SET EXERCISE ▸
Can you write out the whole listing exactly?

DATA LINES ▸
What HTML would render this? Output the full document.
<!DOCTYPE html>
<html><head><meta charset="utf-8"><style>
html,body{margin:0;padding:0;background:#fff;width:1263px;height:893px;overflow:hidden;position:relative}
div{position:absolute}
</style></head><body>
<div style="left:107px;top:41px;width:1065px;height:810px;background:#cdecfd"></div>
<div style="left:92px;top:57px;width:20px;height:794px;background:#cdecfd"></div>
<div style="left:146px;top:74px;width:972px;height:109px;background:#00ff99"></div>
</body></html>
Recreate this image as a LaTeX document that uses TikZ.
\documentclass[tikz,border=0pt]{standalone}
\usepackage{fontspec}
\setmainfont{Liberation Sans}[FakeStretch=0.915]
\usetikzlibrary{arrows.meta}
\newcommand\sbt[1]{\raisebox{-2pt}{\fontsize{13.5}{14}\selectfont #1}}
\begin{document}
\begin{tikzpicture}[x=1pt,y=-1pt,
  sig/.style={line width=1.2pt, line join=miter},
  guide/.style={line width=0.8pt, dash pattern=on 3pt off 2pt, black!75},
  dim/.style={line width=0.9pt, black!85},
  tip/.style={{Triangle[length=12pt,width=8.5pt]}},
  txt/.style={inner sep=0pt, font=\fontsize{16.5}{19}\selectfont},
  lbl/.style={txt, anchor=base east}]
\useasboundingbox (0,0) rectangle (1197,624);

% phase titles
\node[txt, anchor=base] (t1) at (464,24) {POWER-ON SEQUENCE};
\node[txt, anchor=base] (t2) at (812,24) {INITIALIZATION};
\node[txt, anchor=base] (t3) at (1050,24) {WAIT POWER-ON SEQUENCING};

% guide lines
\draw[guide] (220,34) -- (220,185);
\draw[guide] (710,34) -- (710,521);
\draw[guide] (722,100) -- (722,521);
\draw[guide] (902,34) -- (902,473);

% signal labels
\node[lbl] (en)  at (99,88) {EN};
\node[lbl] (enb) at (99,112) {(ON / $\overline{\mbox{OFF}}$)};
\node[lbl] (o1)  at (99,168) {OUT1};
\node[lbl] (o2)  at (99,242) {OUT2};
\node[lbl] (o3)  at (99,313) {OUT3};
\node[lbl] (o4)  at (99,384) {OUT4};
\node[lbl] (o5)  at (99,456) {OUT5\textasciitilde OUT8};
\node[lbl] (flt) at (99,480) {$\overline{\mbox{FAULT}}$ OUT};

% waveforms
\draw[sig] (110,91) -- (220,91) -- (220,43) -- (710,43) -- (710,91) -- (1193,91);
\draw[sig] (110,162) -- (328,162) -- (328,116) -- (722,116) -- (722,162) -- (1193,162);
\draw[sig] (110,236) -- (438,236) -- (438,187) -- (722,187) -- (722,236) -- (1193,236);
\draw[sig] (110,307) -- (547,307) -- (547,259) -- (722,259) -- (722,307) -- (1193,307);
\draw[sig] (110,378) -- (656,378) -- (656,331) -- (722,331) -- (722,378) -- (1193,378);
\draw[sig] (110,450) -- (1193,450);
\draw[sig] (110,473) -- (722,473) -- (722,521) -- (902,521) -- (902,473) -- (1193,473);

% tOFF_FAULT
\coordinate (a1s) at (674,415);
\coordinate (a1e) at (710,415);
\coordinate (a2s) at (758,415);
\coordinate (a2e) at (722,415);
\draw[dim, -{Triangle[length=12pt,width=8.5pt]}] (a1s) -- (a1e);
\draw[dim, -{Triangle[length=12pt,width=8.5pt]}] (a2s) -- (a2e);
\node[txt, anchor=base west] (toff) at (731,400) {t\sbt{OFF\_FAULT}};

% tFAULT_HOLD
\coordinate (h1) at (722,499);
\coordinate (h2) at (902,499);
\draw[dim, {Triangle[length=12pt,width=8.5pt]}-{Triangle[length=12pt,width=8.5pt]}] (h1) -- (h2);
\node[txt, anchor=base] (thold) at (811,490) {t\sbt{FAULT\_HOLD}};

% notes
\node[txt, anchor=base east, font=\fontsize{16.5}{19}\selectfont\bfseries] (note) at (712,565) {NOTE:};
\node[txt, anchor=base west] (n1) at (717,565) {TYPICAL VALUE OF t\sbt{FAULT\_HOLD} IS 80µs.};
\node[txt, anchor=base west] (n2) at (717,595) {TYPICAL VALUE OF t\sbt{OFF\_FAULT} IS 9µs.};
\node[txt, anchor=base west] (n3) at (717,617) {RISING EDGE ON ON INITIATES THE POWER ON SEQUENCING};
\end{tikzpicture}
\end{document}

COMPLETE OUTPUT ▸
What HTML would render this? Output the full document.
<!DOCTYPE html>
<html><head><meta charset="utf-8"><style>
html,body{margin:0;padding:0;background:#fff;width:1263px;height:893px;overflow:hidden;position:relative}
div{position:absolute}
</style></head><body>
<div style="left:107px;top:41px;width:1065px;height:810px;background:#cdecfd"></div>
<div style="left:92px;top:57px;width:20px;height:794px;background:#cdecfd"></div>
<div style="left:146px;top:74px;width:972px;height:109px;background:#00ff99"></div>
</body></html>
Recreate this image as a LaTeX document that uses TikZ.
\documentclass[tikz,border=0pt]{standalone}
\usepackage{fontspec}
\setmainfont{Liberation Sans}[FakeStretch=0.915]
\usetikzlibrary{arrows.meta}
\newcommand\sbt[1]{\raisebox{-2pt}{\fontsize{13.5}{14}\selectfont #1}}
\begin{document}
\begin{tikzpicture}[x=1pt,y=-1pt,
  sig/.style={line width=1.2pt, line join=miter},
  guide/.style={line width=0.8pt, dash pattern=on 3pt off 2pt, black!75},
  dim/.style={line width=0.9pt, black!85},
  tip/.style={{Triangle[length=12pt,width=8.5pt]}},
  txt/.style={inner sep=0pt, font=\fontsize{16.5}{19}\selectfont},
  lbl/.style={txt, anchor=base east}]
\useasboundingbox (0,0) rectangle (1197,624);

% phase titles
\node[txt, anchor=base] (t1) at (464,24) {POWER-ON SEQUENCE};
\node[txt, anchor=base] (t2) at (812,24) {INITIALIZATION};
\node[txt, anchor=base] (t3) at (1050,24) {WAIT POWER-ON SEQUENCING};

% guide lines
\draw[guide] (220,34) -- (220,185);
\draw[guide] (710,34) -- (710,521);
\draw[guide] (722,100) -- (722,521);
\draw[guide] (902,34) -- (902,473);

% signal labels
\node[lbl] (en)  at (99,88) {EN};
\node[lbl] (enb) at (99,112) {(ON / $\overline{\mbox{OFF}}$)};
\node[lbl] (o1)  at (99,168) {OUT1};
\node[lbl] (o2)  at (99,242) {OUT2};
\node[lbl] (o3)  at (99,313) {OUT3};
\node[lbl] (o4)  at (99,384) {OUT4};
\node[lbl] (o5)  at (99,456) {OUT5\textasciitilde OUT8};
\node[lbl] (flt) at (99,480) {$\overline{\mbox{FAULT}}$ OUT};

% waveforms
\draw[sig] (110,91) -- (220,91) -- (220,43) -- (710,43) -- (710,91) -- (1193,91);
\draw[sig] (110,162) -- (328,162) -- (328,116) -- (722,116) -- (722,162) -- (1193,162);
\draw[sig] (110,236) -- (438,236) -- (438,187) -- (722,187) -- (722,236) -- (1193,236);
\draw[sig] (110,307) -- (547,307) -- (547,259) -- (722,259) -- (722,307) -- (1193,307);
\draw[sig] (110,378) -- (656,378) -- (656,331) -- (722,331) -- (722,378) -- (1193,378);
\draw[sig] (110,450) -- (1193,450);
\draw[sig] (110,473) -- (722,473) -- (722,521) -- (902,521) -- (902,473) -- (1193,473);

% tOFF_FAULT
\coordinate (a1s) at (674,415);
\coordinate (a1e) at (710,415);
\coordinate (a2s) at (758,415);
\coordinate (a2e) at (722,415);
\draw[dim, -{Triangle[length=12pt,width=8.5pt]}] (a1s) -- (a1e);
\draw[dim, -{Triangle[length=12pt,width=8.5pt]}] (a2s) -- (a2e);
\node[txt, anchor=base west] (toff) at (731,400) {t\sbt{OFF\_FAULT}};

% tFAULT_HOLD
\coordinate (h1) at (722,499);
\coordinate (h2) at (902,499);
\draw[dim, {Triangle[length=12pt,width=8.5pt]}-{Triangle[length=12pt,width=8.5pt]}] (h1) -- (h2);
\node[txt, anchor=base] (thold) at (811,490) {t\sbt{FAULT\_HOLD}};

% notes
\node[txt, anchor=base east, font=\fontsize{16.5}{19}\selectfont\bfseries] (note) at (712,565) {NOTE:};
\node[txt, anchor=base west] (n1) at (717,565) {TYPICAL VALUE OF t\sbt{FAULT\_HOLD} IS 80µs.};
\node[txt, anchor=base west] (n2) at (717,595) {TYPICAL VALUE OF t\sbt{OFF\_FAULT} IS 9µs.};
\node[txt, anchor=base west] (n3) at (717,617) {RISING EDGE ON ON INITIATES THE POWER ON SEQUENCING};
\end{tikzpicture}
\end{document}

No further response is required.